Les scalps sont auparavant préparés pour être exhibés. Un captif anglais, Thomas Gift écrit dans son journal le 14 septembre 1758 que ses ravisseurs « ont commencé à gratter la chair et le sang des scalps et les ont séché à la chaleur du feu, après quoi ils les ont habillé de plumes et les ont peint, puis les ont attaché à des perches blanches, rouges ou noires »[9]. Cette préparation en vigueur sur la côte Est et dans certains clan des plaines est destinée à mettre en valeur le guerrier victorieux lorsqu’il revient au campement en poussant des cris. Lorsqu’un Sioux rapporte un scalp, il le donne à ses sœurs ou à ses femmes qui chantent sa gloire en dansant et en promenant le trophée en haut d’une perche.

Le scalp ne constitue pas le seul trophée humain. Le Sioux Red Hail rapporte qu’après un raid contre les Crows les guerriers rapportèrent bien des scalps, mais également d’autres trophées macabres : les oreilles d’un guerrier Crow, une main exsangue attachée par le pouce à une tige de bois, et la masse informe d’organes génitaux masculins[10].

            Comme dans toute chose chez les peuples des Plaines, le scalp revêt cependant une valeur particulière. L’importance des rituels qui entourent cette pratique témoigne en effet de sa valeur spirituelle. La prise d’un scalp est ainsi un moyen de s’emparer de la force vitale de l’adversaire. Outre son association à la notion de vengeance, à la marque d’honneur et au signe de victoire, est aussi un symbole de vie aussi bien sur la côte Est que dans les Plaines. Chez les Sioux, scalper est une nécessité rituelle dans un monde où l’on croit que l’esprit de l’homme se trouve dans la chevelure qui en est en quelque sorte l’essence.

Les Iroquois, comme d’autres tribus, croyaient que l’esprit, l’âme, résidait dans le cuir chevelu, car les cheveux continuent de pousser après le décès. Le scalp était pour les guerriers une façon de s’emparer de l’âme des morts, de leur énergie vitale. On allait jusqu’à manger le cerveau des combattants pour s’approprier leur force. C’était aussi pour retrouver une partie des proches, morts au combat et mangés par les ennemis.

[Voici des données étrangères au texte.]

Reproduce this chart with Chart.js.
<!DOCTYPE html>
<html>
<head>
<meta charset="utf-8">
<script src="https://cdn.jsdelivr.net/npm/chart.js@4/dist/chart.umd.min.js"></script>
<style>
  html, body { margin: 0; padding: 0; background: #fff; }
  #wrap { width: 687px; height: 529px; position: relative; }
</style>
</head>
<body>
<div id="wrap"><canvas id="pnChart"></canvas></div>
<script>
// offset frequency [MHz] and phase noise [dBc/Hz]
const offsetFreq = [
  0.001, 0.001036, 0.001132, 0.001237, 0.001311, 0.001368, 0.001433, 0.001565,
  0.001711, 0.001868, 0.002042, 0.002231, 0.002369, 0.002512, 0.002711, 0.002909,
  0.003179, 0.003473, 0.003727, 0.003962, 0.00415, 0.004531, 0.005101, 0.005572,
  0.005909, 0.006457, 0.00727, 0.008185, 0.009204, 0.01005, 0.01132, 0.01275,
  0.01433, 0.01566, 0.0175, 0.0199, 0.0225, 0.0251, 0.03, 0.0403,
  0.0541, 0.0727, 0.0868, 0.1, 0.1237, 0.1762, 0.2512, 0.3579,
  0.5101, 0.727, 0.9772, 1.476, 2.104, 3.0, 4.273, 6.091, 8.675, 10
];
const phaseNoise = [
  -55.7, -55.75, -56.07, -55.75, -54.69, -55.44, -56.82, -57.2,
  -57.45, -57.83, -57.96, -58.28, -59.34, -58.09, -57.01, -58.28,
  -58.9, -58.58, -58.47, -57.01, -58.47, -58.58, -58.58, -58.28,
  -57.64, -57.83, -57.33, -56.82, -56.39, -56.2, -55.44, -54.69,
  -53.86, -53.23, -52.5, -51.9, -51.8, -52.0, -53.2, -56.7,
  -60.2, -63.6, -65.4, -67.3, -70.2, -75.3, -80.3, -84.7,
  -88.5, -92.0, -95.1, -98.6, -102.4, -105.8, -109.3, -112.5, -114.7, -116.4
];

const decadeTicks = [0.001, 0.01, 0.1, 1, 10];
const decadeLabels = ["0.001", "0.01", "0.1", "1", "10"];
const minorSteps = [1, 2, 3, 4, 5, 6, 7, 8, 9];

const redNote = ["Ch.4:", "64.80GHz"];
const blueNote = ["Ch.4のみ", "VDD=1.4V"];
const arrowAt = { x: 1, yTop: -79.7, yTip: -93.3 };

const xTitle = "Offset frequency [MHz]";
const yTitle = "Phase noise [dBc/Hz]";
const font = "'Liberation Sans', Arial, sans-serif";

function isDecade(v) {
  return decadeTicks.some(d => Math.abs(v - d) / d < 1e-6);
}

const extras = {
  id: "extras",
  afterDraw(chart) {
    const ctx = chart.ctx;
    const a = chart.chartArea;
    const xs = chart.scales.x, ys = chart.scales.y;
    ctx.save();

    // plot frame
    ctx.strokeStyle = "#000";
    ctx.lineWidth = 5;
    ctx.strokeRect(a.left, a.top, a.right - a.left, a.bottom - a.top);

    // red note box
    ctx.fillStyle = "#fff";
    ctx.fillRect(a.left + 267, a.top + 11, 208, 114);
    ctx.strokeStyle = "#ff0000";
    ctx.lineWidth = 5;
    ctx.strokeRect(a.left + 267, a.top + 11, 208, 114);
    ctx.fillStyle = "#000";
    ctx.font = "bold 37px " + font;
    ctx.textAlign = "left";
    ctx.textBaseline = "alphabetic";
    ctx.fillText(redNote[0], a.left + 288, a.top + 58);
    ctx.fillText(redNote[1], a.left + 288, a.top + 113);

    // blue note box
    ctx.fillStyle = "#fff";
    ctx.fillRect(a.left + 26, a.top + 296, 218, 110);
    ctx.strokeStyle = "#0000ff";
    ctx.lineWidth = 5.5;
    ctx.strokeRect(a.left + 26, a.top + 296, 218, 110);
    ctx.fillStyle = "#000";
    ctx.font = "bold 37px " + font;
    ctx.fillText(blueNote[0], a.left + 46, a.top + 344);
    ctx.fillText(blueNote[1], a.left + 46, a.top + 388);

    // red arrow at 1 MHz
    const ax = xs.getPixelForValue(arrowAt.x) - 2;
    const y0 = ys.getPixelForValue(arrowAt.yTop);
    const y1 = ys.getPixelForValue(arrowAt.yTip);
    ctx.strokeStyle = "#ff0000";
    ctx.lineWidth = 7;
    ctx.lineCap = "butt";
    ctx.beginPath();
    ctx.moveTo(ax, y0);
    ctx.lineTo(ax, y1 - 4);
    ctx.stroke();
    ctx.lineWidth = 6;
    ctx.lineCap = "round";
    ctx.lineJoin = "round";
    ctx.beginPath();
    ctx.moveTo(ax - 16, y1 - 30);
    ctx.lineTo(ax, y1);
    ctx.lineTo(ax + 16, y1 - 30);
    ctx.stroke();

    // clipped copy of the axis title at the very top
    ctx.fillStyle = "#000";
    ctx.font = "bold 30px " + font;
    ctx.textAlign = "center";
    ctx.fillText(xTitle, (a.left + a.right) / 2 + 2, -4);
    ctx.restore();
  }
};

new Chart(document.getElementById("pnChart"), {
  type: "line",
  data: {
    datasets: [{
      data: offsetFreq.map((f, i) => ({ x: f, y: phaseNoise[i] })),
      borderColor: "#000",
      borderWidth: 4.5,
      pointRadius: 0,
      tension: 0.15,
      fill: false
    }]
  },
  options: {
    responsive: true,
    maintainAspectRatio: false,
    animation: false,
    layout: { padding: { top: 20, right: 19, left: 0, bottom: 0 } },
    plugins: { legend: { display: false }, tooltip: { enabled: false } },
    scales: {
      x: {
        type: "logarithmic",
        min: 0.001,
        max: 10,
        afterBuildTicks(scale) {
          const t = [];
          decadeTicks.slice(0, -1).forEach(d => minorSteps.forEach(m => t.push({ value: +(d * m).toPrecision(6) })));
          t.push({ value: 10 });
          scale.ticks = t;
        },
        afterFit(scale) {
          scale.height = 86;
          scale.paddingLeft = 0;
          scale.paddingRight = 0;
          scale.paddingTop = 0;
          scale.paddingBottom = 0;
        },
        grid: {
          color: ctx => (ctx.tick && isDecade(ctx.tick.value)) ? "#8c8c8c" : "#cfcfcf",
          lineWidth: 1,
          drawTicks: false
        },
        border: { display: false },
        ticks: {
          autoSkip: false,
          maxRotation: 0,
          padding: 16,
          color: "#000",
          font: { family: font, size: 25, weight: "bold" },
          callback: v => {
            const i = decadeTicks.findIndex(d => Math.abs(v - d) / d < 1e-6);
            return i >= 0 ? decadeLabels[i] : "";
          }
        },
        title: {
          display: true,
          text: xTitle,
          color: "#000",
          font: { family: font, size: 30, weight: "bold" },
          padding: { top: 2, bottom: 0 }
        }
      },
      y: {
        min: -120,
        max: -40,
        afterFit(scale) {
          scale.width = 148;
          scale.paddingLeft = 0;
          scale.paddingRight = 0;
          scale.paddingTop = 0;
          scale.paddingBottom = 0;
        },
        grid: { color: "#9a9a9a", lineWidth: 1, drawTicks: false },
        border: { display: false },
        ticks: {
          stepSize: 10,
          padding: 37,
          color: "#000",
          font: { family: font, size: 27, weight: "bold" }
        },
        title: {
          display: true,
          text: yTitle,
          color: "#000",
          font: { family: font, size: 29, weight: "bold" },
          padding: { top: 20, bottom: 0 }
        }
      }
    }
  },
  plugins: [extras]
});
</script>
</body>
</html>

Par exemple, pendant l’hiver 1844-1845, un groupe de Snakes anéanti une troupe de guerre menée par Male Crow, le fils de Whirlwind. Craignant la vengeance des Oglalas, les Snakes obtinrent du guerrier qui avait pris le scalp de Male Crow de le ramener à son père, en signe d’offre de paix.

Les rôles variés du scalp se retrouvent dans la terminologie iroquoise :  « soleil », « guerre » et « cheveux » étant intimement liés dans la croyance Iroquoise, ils sont désignés par le même mot. Chez ces hommes de la côte Est le scalp est donc bien en rapport avec la guerre mais aussi avec une dimension plus  spirituelle, qui se retrouve dans les Plaines.

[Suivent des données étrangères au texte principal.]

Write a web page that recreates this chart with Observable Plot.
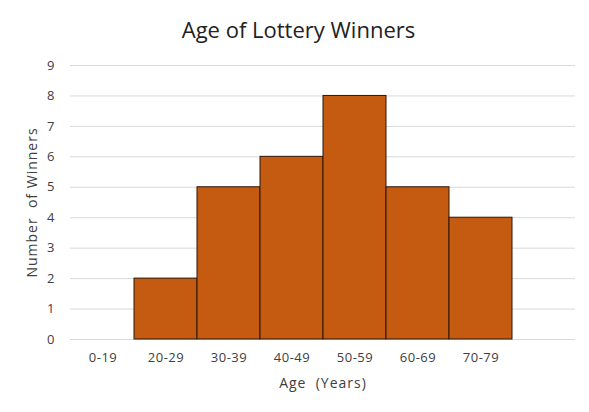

Pour cette raison, des Indiens refusèrent parfois de vendre les scalps pris. Par exemple un chef Cherokee refusa de vendre aux autorités du Maryland les scalp pris par ses guerriers sachant que ces scalps seraient détruit. Le scalp peut cependant être donné ou échangé, la chevelure étant « le plus grand présent que le sauvage puisse faire [11]».

L’importance accordée au scalp se retrouve également par leur présence sur les boucliers-medecine. Les chevelures prises accroissent le pouvoir protecteur de ces boucliers servant d’amulette protectrice lors des combats.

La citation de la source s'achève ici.